Thalavadi taluk is a taluk of Erode district of the Indian state of Tamil Nadu. Thalavadi became a separate taluk within Erode district by the bifurcation of Sathyamangalam, Modakurichi and Kodumudi taluks on 8 March 2016.

The new taluk has the control over the same geographic entity of the Thalavadi revenue block, with Thalavadi town as its headquarters. Thalavadi taluk falls under the Gobichettipalayam Revenue division.

Demographics
According to the 2011 census, the erstwhile Sathyamangalam taluk had a population of 331,993 with 166,964 males and 165,029 females. There were 988 women for every 1,000 men. The taluk had a literacy rate of 60.43%. Child population in the age group below 6 years were 14,118 males and 13,561 females.
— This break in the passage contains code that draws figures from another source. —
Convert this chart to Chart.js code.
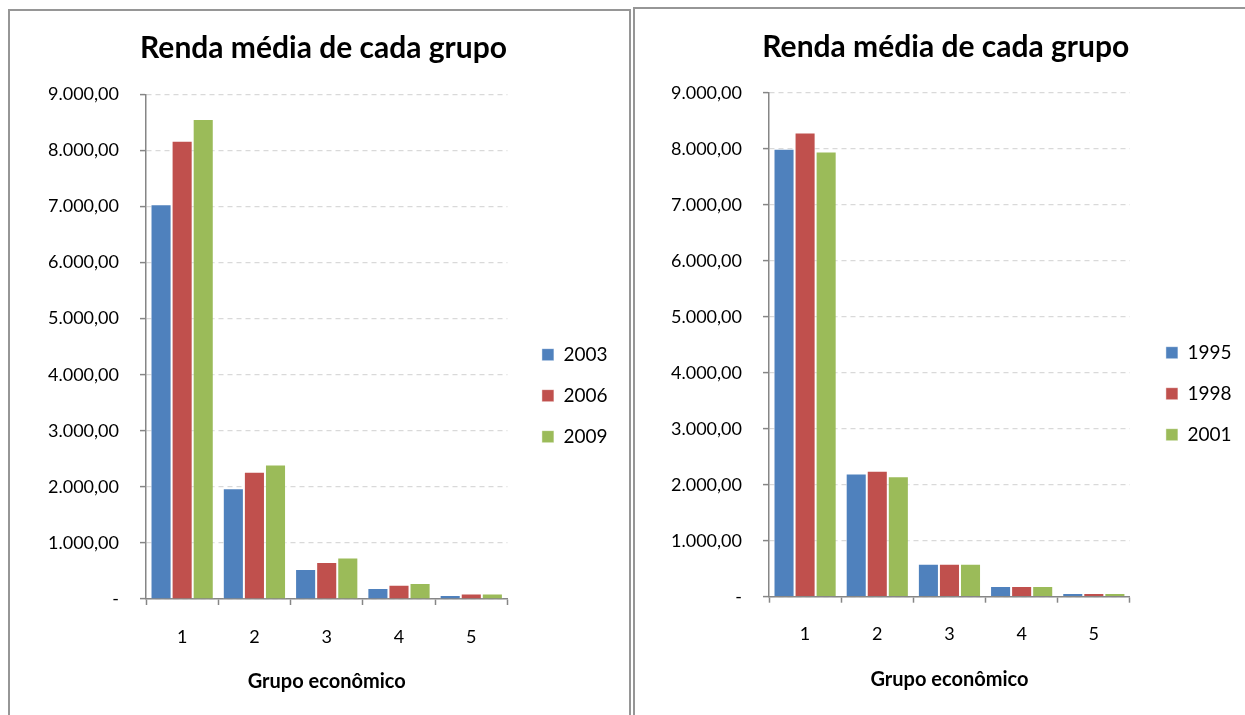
<!DOCTYPE html>
<html>
<head>
<meta charset="utf-8">
<script src="https://cdn.jsdelivr.net/npm/chart.js"></script>
<style>
  body { margin: 0; background: #fff; width: 1245px; height: 715px; overflow: hidden; position: relative; }
  .panel { position: absolute; border: 2px solid #969696; background: #fff; }
  #panelLeft { left: 8px; top: 9px; width: 619px; height: 730px; }
  #panelRight { left: 633px; top: 7px; width: 640px; height: 730px; }
  canvas { position: absolute; }
  #chartLeft { left: 10px; top: 12px; }
  #chartRight { left: 636px; top: 10px; }
</style>
</head>
<body>
<div class="panel" id="panelLeft"></div>
<div class="panel" id="panelRight"></div>
<canvas id="chartLeft" width="618" height="703"></canvas>
<canvas id="chartRight" width="609" height="705"></canvas>
<script>
// data
const groups = ['1', '2', '3', '4', '5'];

const yearsLeft = ['2003', '2006', '2009'];
const renda2003 = [7040, 1975, 536, 196, 71];
const renda2006 = [8170, 2270, 660, 255, 98];
const renda2009 = [8560, 2400, 740, 285, 100];

const yearsRight = ['1995', '1998', '2001'];
const renda1995 = [8000, 2200, 590, 190, 65];
const renda1998 = [8290, 2250, 590, 190, 65];
const renda2001 = [7950, 2150, 590, 190, 65];

const yTickLabels = ['-', '1.000,00', '2.000,00', '3.000,00', '4.000,00',
  '5.000,00', '6.000,00', '7.000,00', '8.000,00', '9.000,00'];

const chartTitle = 'Renda média de cada grupo';
const xTitle = 'Grupo econômico';
const colors = ['#4F81BD', '#C0504D', '#9BBB59'];
const family = 'Lato, "Open Sans", sans-serif';

// moves the legend next to the plot like excel does
const legendShift = {
  id: 'legendShift',
  afterLayout(chart, args, opts) {
    const lg = chart.legend;
    const w = lg.width;
    lg.left = chart.chartArea.right + opts.gap;
    lg.right = lg.left + w;
    lg.top += opts.dy;
    lg.bottom += opts.dy;
  }
};

function makeChart(id, years, series, g) {
  let datasets = [];
  for (let i = 0; i < years.length; i++) {
    datasets.push({
      label: years[i],
      data: series[i],
      backgroundColor: colors[i],
      borderColor: 'rgba(255,255,255,0.45)',
      borderWidth: 1,
      categoryPercentage: 0.875,
      barPercentage: 1
    });
  }

  return new Chart(document.getElementById(id), {
    type: 'bar',
    data: { labels: groups, datasets: datasets },
    options: {
      responsive: false,
      animation: false,
      layout: { padding: { left: g.padLeft, right: g.padRight, top: 0, bottom: 0 } },
      plugins: {
        title: {
          display: true,
          text: chartTitle,
          color: '#000',
          font: { family: family, size: 30, weight: 'bold' },
          padding: { top: g.titleTop, bottom: g.titleBottom }
        },
        legend: {
          position: 'right',
          fullSize: false,
          labels: {
            boxWidth: 12,
            boxHeight: 12,
            padding: 22,
            color: '#000',
            font: { family: family, size: 19 }
          }
        },
        legendShift: { gap: g.legendGap, dy: g.legendDy },
        tooltip: { enabled: false }
      },
      scales: {
        x: {
          grid: { drawOnChartArea: false, tickLength: 6, tickColor: '#868686', tickWidth: 1.5 },
          border: { color: '#868686', width: 1.5 },
          ticks: { color: '#000', font: { family: family, size: 18 }, padding: g.xTickPad },
          title: {
            display: true,
            text: xTitle,
            color: '#000',
            font: { family: family, size: 20, weight: 'bold' },
            padding: { top: 0, bottom: g.xTitleBottom }
          },
          afterFit: function (s) { s.height = g.xHeight; }
        },
        y: {
          min: 0,
          max: 9000,
          ticks: {
            stepSize: 1000,
            color: '#000',
            font: { family: family, size: 18 },
            padding: 21,
            callback: function (v, i) { return yTickLabels[i]; }
          },
          grid: { color: '#d9d9d9', lineWidth: 1.2, tickLength: 6, tickColor: '#868686', tickWidth: 1.5 },
          border: { color: '#868686', width: 1.5, dash: [5, 4] },
          afterFit: function (s) { s.width = g.yWidth; }
        }
      }
    },
    plugins: [legendShift]
  });
}

makeChart('chartLeft', yearsLeft, [renda2003, renda2006, renda2009], {
  padLeft: 32, padRight: 23, titleTop: 18, titleBottom: 28.3,
  yWidth: 104, xHeight: 116, xTickPad: 21, xTitleBottom: 21,
  legendGap: 12.5, legendDy: 49
});

makeChart('chartRight', yearsRight, [renda1995, renda1998, renda2001], {
  padLeft: 28, padRight: 17.5, titleTop: 19, titleBottom: 27.7,
  yWidth: 105, xHeight: 118.3, xTickPad: 20.5, xTitleBottom: 23,
  legendGap: 14, legendDy: 49
});
</script>
</body>
</html>
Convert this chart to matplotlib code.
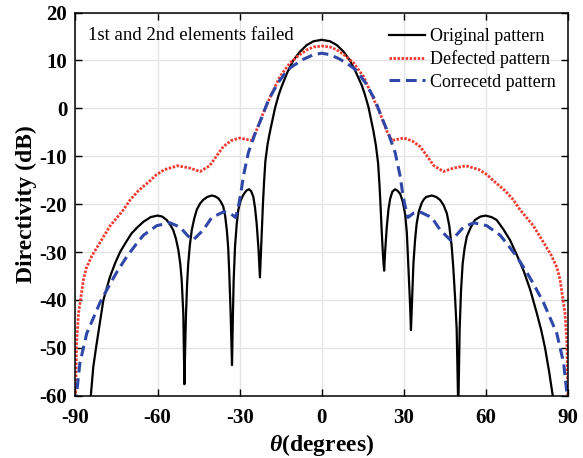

As of bifurcation, the present Thalavadi Taluk has a population of ~63,399.

Geography
Even though the population is lesser in this area, the rules have been relaxed considering the welfare of tribal communities living in this inhospitable area. Much of the area is covered by Sathyamangalam Tiger Reserve.

Places
Populated places within the taluk include: Hasanur, Thalavadi, Dhimbam, Germalam, Arepalaya, Talamalai, Gettavadi, Igalore, Jora Hosur, Doddagajanur, Gumatapura, Marur, Kodipuram, Doddapura, Kalmandipuram, Erahanahalli and Thiganare.